Task to carry out -> Each line that holds the word "this" counts once; give the total for the records below and nothing else.

Data shown ->
________

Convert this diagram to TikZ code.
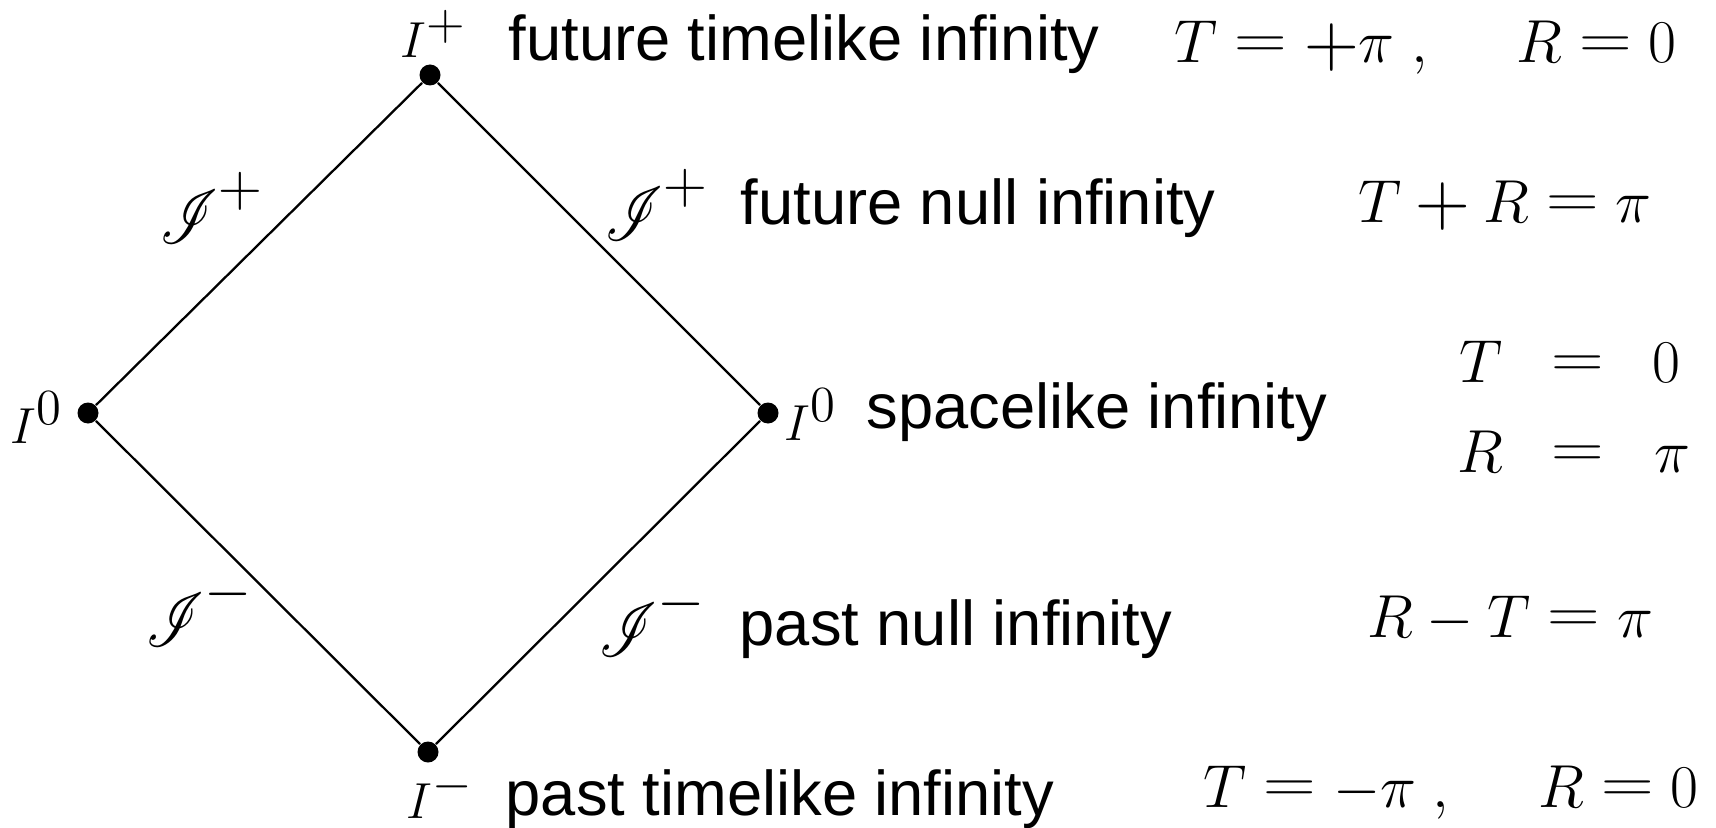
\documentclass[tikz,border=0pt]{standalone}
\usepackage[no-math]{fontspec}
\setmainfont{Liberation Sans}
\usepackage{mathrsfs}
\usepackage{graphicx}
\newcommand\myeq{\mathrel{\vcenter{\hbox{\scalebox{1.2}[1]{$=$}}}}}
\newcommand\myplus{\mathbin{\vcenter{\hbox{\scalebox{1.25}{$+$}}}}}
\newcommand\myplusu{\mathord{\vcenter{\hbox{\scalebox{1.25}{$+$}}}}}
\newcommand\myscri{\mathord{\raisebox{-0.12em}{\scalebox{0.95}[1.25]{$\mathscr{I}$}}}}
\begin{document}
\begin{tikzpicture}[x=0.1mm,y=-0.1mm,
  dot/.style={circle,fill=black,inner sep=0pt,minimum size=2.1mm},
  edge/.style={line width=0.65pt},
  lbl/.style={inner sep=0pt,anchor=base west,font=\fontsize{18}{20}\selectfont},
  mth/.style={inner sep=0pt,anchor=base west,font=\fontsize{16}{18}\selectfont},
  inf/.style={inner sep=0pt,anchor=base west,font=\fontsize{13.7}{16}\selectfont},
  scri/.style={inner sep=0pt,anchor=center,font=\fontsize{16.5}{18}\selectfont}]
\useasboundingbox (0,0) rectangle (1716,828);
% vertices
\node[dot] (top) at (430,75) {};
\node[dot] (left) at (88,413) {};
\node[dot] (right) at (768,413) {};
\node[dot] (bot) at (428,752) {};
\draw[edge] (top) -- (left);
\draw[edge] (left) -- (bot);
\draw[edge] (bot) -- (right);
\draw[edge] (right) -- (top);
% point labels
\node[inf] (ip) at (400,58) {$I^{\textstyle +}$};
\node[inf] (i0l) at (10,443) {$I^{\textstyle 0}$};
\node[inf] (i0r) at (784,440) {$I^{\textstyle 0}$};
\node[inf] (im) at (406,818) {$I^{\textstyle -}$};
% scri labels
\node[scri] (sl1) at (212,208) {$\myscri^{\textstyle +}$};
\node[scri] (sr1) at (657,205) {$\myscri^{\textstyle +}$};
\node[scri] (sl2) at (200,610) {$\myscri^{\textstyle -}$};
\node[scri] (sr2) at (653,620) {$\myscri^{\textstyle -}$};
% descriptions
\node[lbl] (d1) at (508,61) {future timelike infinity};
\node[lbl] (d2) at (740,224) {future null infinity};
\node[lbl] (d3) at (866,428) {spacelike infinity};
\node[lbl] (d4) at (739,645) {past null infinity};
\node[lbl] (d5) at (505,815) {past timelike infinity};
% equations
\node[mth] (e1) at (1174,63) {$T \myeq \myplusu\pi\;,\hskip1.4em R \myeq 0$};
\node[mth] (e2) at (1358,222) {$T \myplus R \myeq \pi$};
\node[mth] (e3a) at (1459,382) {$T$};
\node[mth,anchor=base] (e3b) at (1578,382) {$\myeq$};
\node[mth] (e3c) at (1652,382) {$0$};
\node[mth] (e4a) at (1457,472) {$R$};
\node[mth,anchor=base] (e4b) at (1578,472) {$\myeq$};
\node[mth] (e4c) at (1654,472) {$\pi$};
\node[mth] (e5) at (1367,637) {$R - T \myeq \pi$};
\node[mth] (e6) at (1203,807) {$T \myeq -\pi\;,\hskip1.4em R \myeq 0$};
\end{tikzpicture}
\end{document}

________

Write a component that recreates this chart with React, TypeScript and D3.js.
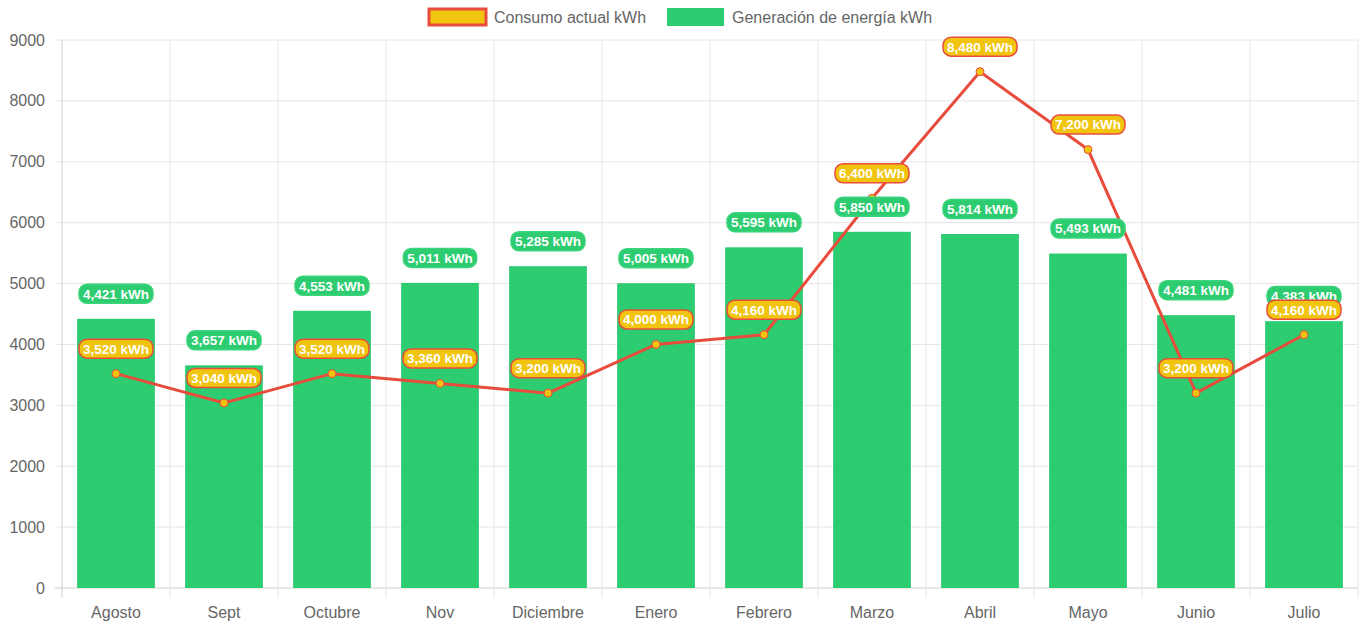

________

Result -> 2